Teresa Johnson is a trial attorney at Kramer Trial Lawyers in Los Angeles and can be reached at tjohnson@kramerlaw.com.


Notes

  1. To learn more, see Sophie Zavaglia, Find the Hidden Ball, Trial, Nov. 2021, at 26.
  2. See, e.g., Fed. R. Civ. P. 37; Cal. Pattern Jury Instr. Civ. 203 (2023) (“Party Having Power to Produce Better Evidence”); Cal. Pattern Jury Instr. Civ. 204 (2023) (“Willful Suppression of Evidence”).
  3. California does not distinguish conditions that defendants caused and created for purposes of notice. In that scenario, notice is imputed to the property owner when the dangerous or defective condition that caused an injury was created by an employee acting within the scope of their employment. See Hatfield v. Levy Bros., 117 P.2d 841 (Cal. 1941). But see Martinez v. City of New York, 224 A.D.2d 242 (N.Y. App. Div. 1996) (“Neither actual nor constructive notice need be proven when the defendant is responsible for causing or creating the defective condition responsible for the injuries to the plaintiff.”).
  4. See Cal. Civ. Proc. Code §2031.280.
  5. California’s Code of Civil Procedure allows you to file a motion for issue, evidentiary, or terminating sanctions when a party has abused the discovery process. Cal. Civ. Proc. Code §2023.030. The Federal Rules of Civil Procedure permit sanctions for failure to comply with court orders on discovery and producing a person for examination. See Fed. R. Civ. P. 37(b)(2).
  6. In Los Angeles Superior Court, personal injury cases are assigned to “hub” judges for litigation and then assigned to a different trial judge on the first day of trial.
  7. See, e.g., Fed. R. Civ. P. 33(c) (“An answer to an interrogatory may be used to the extent allowed by the Federal Rules of Evidence.”); Wash. Sup. Ct. Civ. R. 33(b); Nev. R. Civ. P. 33(c); Minn. R. Civ. P. 33.02. But see N.Y. C.P.L.R. 3117 (suggests depositions are admissible at trial but N.Y. C.P.L.R. 3130 seriously limits the use of interrogatories in a personal injury matter).
  8. See, e.g., Cal. Pattern Jury Instr. Civ. 209 (2023) (“Use of Interrogatories of a Party”) and Cal. Pattern Jury Instr.
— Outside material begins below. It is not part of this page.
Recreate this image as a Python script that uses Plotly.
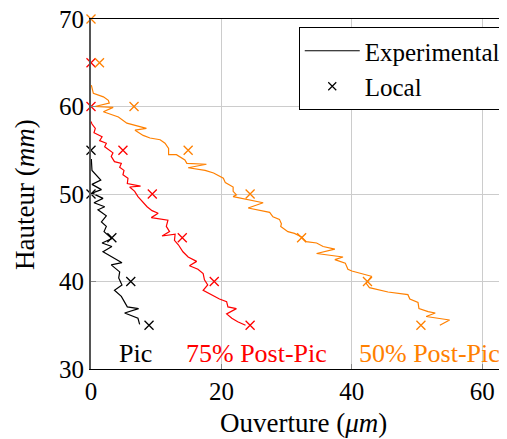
import plotly.graph_objects as go

# Experimental curves (ouverture in um, hauteur in mm)
x_pic = [0.05, 0.15, 1.5, 0.15, 1.6, 0.15, 1.84, 0.46, 2.1, 1.07, 2.35, 1.6, 2.35, 2.0, 3.2, 1.7, 3.2, 1.84,
         4.75, 3.1, 4.4, 4.25, 4.75, 3.6, 4.65, 5.57, 7.3, 5.16, 7.2, 7.46]
y_pic = [54.0, 52.7, 51.6, 51.1, 50.5, 50.1, 49.5, 49.0, 48.55, 48.2, 47.5, 46.8, 46.3, 45.7, 44.9, 44.4, 44.0, 43.4,
         42.15, 41.9, 41.1, 40.4, 39.6, 39.0, 38.3, 37.1, 36.9, 36.4, 35.8, 35.1]

x_75 = [0.0, 0.15, 0.66, 0.46, 1.7, 1.33, 2.35, 2.1, 3.37, 3.1, 3.6, 4.65, 4.4, 5.06, 4.9, 5.67, 5.57, 7.6, 5.93, 6.7,
        7.2, 7.7, 8.2, 8.6, 9.36, 10.3, 9.25, 11.8, 11.55, 12.05, 10.9, 12.9, 12.8, 13.4, 14.1, 14.9, 16.2, 15.1, 16.4,
        17.2, 17.4, 17.9, 17.2, 18.5, 19.7, 20.8, 21.0, 22.3, 20.8, 21.6, 22.5, 23.7]
y_75 = [58.3, 58.0, 57.5, 57.0, 56.55, 56.1, 55.8, 55.4, 54.7, 54.3, 53.7, 53.5, 53.05, 52.7, 52.2, 51.8, 51.2, 50.9,
        50.8, 50.3, 49.7, 49.3, 48.9, 48.55, 48.1, 47.8, 47.3, 47.0, 46.3, 45.7, 45.2, 45.4, 44.7, 44.2, 43.4, 42.8,
        42.3, 41.8, 41.4, 40.9, 40.2, 39.6, 39.0, 38.5, 38.0, 37.7, 37.1, 36.9, 36.3, 35.8, 35.4, 35.0]

x_50 = [0.05, 0.36, 1.9, 2.66, 2.8, 0.6, 3.4, 1.9, 4.2, 5.5, 7.5, 8.5, 6.75, 8.0, 9.05, 10.6, 11.35, 11.9, 11.9, 13.1,
        14.4, 14.7, 17.7, 14.9, 17.5, 18.8, 20.3, 20.6, 21.8, 21.8, 22.3, 21.8, 26.4, 24.1, 27.4, 27.9, 28.9, 29.2,
        29.1, 30.2, 31.2, 32.3, 33.0, 34.6, 35.6, 37.4, 34.6, 38.65, 37.4, 39.0, 39.4, 40.0, 43.0, 42.2, 42.7, 45.55,
        48.6, 48.9, 50.15, 50.3, 51.7, 52.8, 51.4, 55.0, 53.5]
y_50 = [62.45, 61.5, 61.1, 60.7, 60.4, 60.0, 59.9, 59.4, 58.8, 58.1, 57.7, 57.5, 57.3, 56.7, 56.4, 56.2, 55.8, 55.2,
        54.5, 54.5, 53.9, 53.5, 53.4, 53.0, 52.7, 52.4, 51.8, 51.3, 50.8, 50.3, 49.9, 49.7, 49.0, 48.4, 47.9, 47.4,
        47.1, 46.6, 46.3, 45.7, 45.5, 45.1, 44.55, 44.4, 44.0, 43.7, 43.2, 42.8, 42.5, 42.1, 41.4, 41.2, 40.6, 39.8,
        39.3, 38.8, 38.5, 38.0, 37.6, 36.9, 36.55, 36.4, 36.0, 35.6, 35.0]

# Local values
loc_x_pic = [0, 0, 3.2, 6.1, 8.9]
loc_y_pic = [55, 50, 45, 40, 35]
loc_x_75 = [0, 0, 4.9, 9.4, 14.0, 18.9, 24.4]
loc_y_75 = [65, 60, 55, 50, 45, 40, 35]
loc_x_50 = [0, 1.3, 6.6, 14.9, 24.4, 32.3, 42.4, 50.6]
loc_y_50 = [70, 65, 60, 55, 50, 45, 40, 35]

series_labels = ["Pic", "75% Post-Pic", "50% Post-Pic"]
label_x = [6.9, 25.4, 51.9]
label_y = [31.8, 31.8, 31.8]
colors = ["#000000", "#ff0000", "#ff8000"]

FONT = "Liberation Serif"

fig = go.Figure()
curves = [(x_pic, y_pic), (x_75, y_75), (x_50, y_50)]
locs = [(loc_x_pic, loc_y_pic), (loc_x_75, loc_y_75), (loc_x_50, loc_y_50)]
for (cx, cy), c in zip(curves, colors):
    fig.add_trace(go.Scatter(x=cx, y=cy, mode="lines", line=dict(color=c, width=1.2), showlegend=False))
for (lx, ly), c in zip(locs, colors):
    fig.add_trace(go.Scatter(x=lx, y=ly, mode="markers", cliponaxis=False,
                             marker=dict(symbol="x-thin", size=9, line=dict(color=c, width=1.3)),
                             showlegend=False))

# legend entries
fig.add_trace(go.Scatter(x=[None], y=[None], mode="lines", name="Experimental",
                         line=dict(color="black", width=1.2)))
fig.add_trace(go.Scatter(x=[None], y=[None], mode="markers", name="Local",
                         marker=dict(symbol="x-thin", size=8, line=dict(color="black", width=1.2))))

for t, lx, ly, c in zip(series_labels, label_x, label_y, colors):
    fig.add_annotation(x=lx, y=ly, text=t, showarrow=False, font=dict(family=FONT, size=26, color=c),
                       xanchor="center", yanchor="middle")

fig.add_annotation(xref="paper", yref="paper", x=(303 - 91) / 416, y=(369 - 423) / 350,
                   text="Ouverture (<i>μm</i>)", showarrow=False,
                   font=dict(family=FONT, size=27, color="black"), xanchor="center", yanchor="middle")
fig.add_annotation(xref="paper", yref="paper", x=(25 - 91) / 416, y=(369 - 195) / 350,
                   text="Hauteur (<i>mm</i>)", showarrow=False, textangle=-90,
                   font=dict(family=FONT, size=27, color="black"), xanchor="center", yanchor="middle")

# page has an 8px body margin: figure is sized/placed so the plot lands where the reference has it
fig.update_layout(
    width=499, height=431,
    template="none",
    margin=dict(l=83, r=0, t=11, b=70, autoexpand=False),
    paper_bgcolor="white", plot_bgcolor="white",
    font=dict(family=FONT, size=25, color="black"),
    legend=dict(x=0.997, xanchor="right", y=(369 - 27) / 350, yanchor="top",
                bordercolor="black", borderwidth=1, bgcolor="white",
                font=dict(family=FONT, size=25), itemwidth=55, tracegroupgap=0),
    showlegend=True,
)
fig.update_xaxes(range=[0, 63.8], tickvals=[0, 20, 40, 60], showgrid=True, gridcolor="#cccccc", gridwidth=1.2,
                 zeroline=False, showline=True, linecolor="black", linewidth=1.2, mirror=True, automargin=False,
                 ticklabeloverflow="allow",
                 ticks="inside", ticklen=5, tickcolor="#888888", tickfont=dict(family=FONT, size=25))
fig.update_yaxes(range=[30, 70], tickvals=[30, 40, 50, 60, 70], showgrid=True, gridcolor="#cccccc", gridwidth=1.2,
                 zeroline=False, showline=True, linecolor="#555555", linewidth=2.2, automargin=False,
                 ticklabeloverflow="allow",
                 ticks="inside", ticklen=5, tickcolor="#888888", tickfont=dict(family=FONT, size=25))

fig.write_html("out.html")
Civ. 210 (2023) (“Requests for Admission”). In addition, the Ninth Circuit instructs on the use of interrogatories and requests for admission at trial. (9th Cir. Model Civ. Jury Instr. 2.11, 2.12). Check your specific court for rules on how to request to read discovery responses at the time of trial.
  9. See supra notes 7 & 8.
  10. For more on impeaching witnesses, see Amy Collignon Gunn, Witness Impeachment 101, Trial, May 2023, at 52.
  11. Cal. Pattern Jury Instr. Civ. 203.